Extracted material.
--------------------
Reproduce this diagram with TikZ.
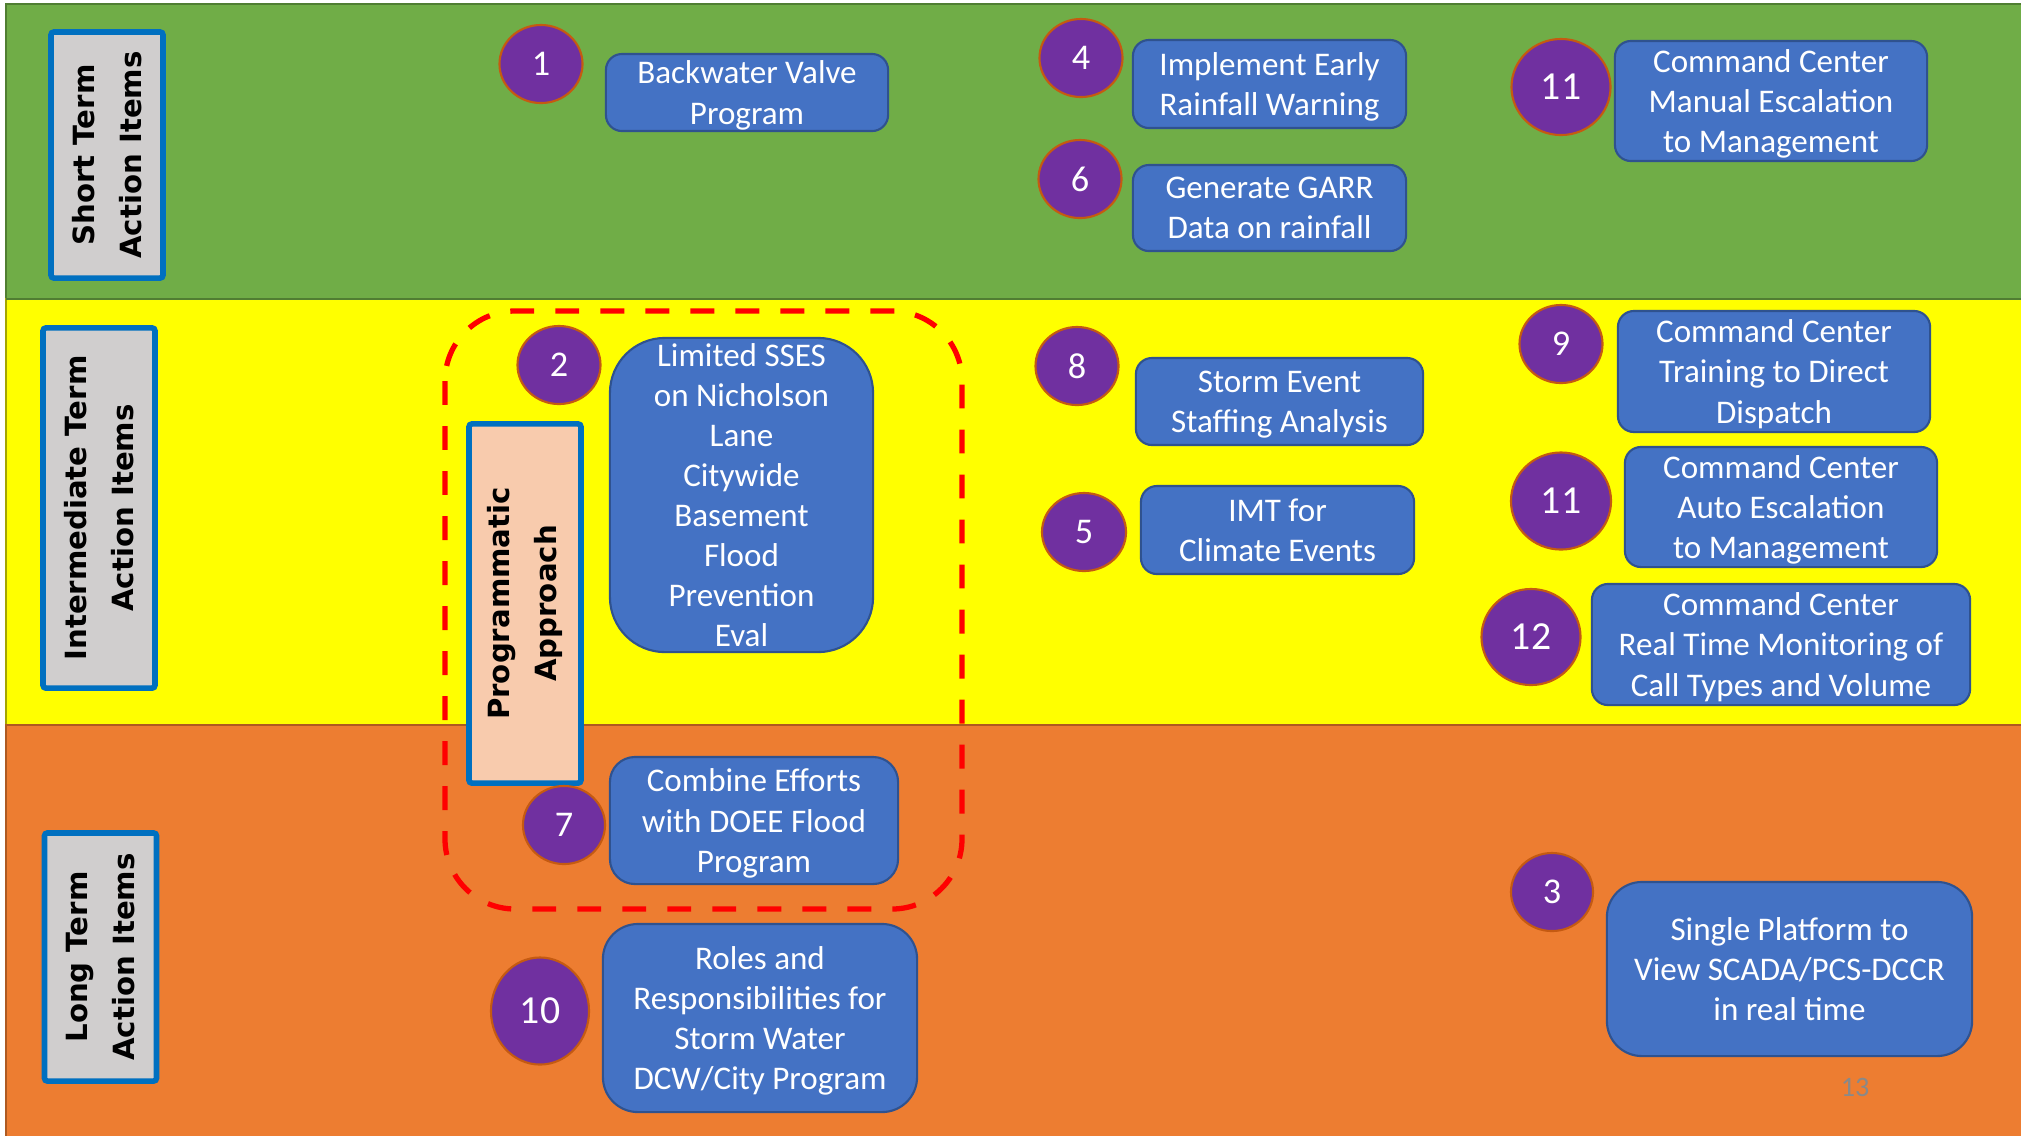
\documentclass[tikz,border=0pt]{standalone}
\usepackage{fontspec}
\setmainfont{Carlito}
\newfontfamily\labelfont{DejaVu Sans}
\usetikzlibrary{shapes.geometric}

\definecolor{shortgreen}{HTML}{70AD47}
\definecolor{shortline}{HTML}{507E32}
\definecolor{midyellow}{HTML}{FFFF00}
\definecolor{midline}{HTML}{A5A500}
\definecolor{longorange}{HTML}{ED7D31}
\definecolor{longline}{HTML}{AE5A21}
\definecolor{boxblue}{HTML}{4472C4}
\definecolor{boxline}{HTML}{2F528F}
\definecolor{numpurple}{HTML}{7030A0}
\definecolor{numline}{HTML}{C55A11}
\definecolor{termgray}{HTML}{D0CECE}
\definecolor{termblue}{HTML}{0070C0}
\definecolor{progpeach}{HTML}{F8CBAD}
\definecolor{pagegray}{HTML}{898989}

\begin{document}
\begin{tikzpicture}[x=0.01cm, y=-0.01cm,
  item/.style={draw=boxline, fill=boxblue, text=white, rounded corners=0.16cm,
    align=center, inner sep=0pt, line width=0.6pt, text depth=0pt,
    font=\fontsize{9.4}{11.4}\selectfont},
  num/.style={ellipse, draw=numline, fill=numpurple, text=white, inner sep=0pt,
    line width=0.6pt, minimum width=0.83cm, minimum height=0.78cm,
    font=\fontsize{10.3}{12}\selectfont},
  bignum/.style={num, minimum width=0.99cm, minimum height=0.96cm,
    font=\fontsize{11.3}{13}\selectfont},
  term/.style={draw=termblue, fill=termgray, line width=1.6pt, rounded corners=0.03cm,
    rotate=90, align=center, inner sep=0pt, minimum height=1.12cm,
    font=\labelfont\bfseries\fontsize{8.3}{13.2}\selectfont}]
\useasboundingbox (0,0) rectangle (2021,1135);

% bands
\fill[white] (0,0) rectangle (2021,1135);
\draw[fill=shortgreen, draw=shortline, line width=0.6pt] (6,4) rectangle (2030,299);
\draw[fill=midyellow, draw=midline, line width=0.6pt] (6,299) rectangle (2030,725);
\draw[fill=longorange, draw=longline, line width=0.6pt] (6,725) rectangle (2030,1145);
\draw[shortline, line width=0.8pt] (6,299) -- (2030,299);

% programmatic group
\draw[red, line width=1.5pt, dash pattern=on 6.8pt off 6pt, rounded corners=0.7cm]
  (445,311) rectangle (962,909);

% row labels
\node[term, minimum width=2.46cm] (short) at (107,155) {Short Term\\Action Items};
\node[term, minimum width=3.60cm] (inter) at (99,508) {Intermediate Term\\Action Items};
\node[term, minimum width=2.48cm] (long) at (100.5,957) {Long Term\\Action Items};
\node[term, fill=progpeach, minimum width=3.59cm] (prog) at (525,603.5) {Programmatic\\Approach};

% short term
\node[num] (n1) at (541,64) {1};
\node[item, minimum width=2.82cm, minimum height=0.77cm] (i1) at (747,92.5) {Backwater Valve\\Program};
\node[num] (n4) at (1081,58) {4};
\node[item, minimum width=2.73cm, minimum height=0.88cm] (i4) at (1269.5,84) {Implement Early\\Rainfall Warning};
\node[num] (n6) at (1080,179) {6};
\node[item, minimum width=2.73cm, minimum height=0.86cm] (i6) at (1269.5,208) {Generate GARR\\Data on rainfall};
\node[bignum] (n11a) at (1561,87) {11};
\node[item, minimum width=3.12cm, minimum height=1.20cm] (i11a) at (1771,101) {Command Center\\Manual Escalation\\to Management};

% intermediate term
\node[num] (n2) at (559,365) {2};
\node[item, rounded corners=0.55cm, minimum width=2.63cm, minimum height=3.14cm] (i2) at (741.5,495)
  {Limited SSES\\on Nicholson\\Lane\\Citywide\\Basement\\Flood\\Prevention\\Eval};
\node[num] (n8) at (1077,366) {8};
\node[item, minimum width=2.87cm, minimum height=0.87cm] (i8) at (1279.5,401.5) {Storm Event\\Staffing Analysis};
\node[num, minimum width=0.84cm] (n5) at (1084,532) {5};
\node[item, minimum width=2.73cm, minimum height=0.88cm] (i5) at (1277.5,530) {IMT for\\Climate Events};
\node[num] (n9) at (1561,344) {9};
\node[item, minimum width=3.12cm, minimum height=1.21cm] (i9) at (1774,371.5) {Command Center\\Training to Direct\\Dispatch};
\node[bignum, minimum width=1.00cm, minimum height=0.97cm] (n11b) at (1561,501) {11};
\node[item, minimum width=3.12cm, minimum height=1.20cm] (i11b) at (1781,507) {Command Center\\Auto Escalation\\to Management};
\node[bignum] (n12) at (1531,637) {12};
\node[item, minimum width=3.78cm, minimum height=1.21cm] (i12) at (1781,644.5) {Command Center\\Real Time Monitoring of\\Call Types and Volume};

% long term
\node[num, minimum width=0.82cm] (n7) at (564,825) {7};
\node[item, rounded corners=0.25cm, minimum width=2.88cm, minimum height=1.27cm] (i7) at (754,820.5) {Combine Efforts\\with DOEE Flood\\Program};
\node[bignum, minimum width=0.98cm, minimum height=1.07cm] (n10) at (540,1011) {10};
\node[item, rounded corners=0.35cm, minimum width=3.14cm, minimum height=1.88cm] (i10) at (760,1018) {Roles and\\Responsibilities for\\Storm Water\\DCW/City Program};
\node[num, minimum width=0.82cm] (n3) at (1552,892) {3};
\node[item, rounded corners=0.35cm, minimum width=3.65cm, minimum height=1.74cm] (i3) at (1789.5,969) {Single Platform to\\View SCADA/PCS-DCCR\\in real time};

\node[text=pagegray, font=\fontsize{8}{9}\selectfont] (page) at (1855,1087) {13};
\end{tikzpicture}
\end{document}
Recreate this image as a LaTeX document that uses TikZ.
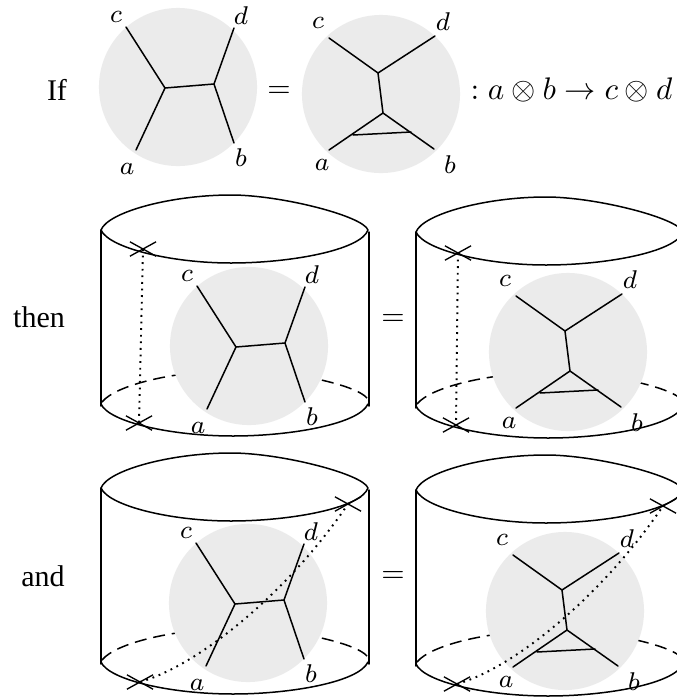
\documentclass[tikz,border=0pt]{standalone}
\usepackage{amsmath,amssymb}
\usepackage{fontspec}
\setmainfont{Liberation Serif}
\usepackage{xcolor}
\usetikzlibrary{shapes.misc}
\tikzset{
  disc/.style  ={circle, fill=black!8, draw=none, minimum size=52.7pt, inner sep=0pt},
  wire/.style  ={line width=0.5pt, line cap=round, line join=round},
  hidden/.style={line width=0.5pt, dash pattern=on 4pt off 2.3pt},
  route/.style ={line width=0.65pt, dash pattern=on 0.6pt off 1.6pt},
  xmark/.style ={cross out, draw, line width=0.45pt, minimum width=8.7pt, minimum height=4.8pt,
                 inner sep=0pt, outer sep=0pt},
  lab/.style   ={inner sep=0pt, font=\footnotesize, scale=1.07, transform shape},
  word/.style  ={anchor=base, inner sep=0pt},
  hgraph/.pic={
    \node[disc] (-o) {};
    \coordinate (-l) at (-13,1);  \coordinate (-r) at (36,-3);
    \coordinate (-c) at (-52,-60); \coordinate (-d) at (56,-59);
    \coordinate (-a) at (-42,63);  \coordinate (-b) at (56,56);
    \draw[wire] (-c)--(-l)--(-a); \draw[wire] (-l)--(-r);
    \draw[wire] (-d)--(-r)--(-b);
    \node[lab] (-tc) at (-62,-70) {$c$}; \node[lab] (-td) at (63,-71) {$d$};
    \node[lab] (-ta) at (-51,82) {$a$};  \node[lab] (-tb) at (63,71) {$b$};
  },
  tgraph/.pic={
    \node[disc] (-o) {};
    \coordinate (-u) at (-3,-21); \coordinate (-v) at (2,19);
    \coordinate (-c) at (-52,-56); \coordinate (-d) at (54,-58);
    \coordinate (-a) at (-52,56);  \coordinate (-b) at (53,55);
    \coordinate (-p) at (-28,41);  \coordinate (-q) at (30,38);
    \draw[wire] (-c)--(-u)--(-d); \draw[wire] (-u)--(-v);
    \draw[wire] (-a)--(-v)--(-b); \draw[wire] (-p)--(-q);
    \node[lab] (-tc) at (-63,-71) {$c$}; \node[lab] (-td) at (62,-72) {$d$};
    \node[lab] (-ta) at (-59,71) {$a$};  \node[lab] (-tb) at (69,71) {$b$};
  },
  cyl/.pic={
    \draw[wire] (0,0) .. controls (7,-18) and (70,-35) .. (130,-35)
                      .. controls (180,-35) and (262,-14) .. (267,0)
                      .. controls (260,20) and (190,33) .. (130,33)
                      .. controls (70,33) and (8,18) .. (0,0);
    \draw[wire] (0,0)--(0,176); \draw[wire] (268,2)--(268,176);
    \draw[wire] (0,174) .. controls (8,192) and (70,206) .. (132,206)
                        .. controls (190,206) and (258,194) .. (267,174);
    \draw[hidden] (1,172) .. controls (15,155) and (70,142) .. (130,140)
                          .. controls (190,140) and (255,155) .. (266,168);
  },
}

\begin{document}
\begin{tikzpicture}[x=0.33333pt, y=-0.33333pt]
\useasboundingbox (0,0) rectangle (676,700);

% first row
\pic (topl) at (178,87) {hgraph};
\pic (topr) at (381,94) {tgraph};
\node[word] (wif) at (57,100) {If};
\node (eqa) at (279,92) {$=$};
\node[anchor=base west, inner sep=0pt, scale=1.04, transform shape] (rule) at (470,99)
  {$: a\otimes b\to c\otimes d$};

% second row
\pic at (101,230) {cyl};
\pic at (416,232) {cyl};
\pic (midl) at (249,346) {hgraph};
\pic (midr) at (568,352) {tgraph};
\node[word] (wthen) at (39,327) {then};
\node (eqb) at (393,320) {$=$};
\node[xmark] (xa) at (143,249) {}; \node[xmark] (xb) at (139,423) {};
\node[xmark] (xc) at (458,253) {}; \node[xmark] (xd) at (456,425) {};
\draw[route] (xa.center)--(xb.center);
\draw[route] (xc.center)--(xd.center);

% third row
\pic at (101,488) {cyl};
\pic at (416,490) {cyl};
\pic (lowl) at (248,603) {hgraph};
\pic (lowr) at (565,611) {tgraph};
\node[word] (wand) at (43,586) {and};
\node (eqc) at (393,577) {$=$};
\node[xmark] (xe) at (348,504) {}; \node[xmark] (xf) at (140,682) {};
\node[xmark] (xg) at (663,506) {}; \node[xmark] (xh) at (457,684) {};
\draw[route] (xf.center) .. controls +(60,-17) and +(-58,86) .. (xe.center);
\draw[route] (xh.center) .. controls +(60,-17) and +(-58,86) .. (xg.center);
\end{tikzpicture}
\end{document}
--------------------
Goal. Your task is to report how many lines of the material include the string "this". Give the number and no other words.

Reply to the task. 2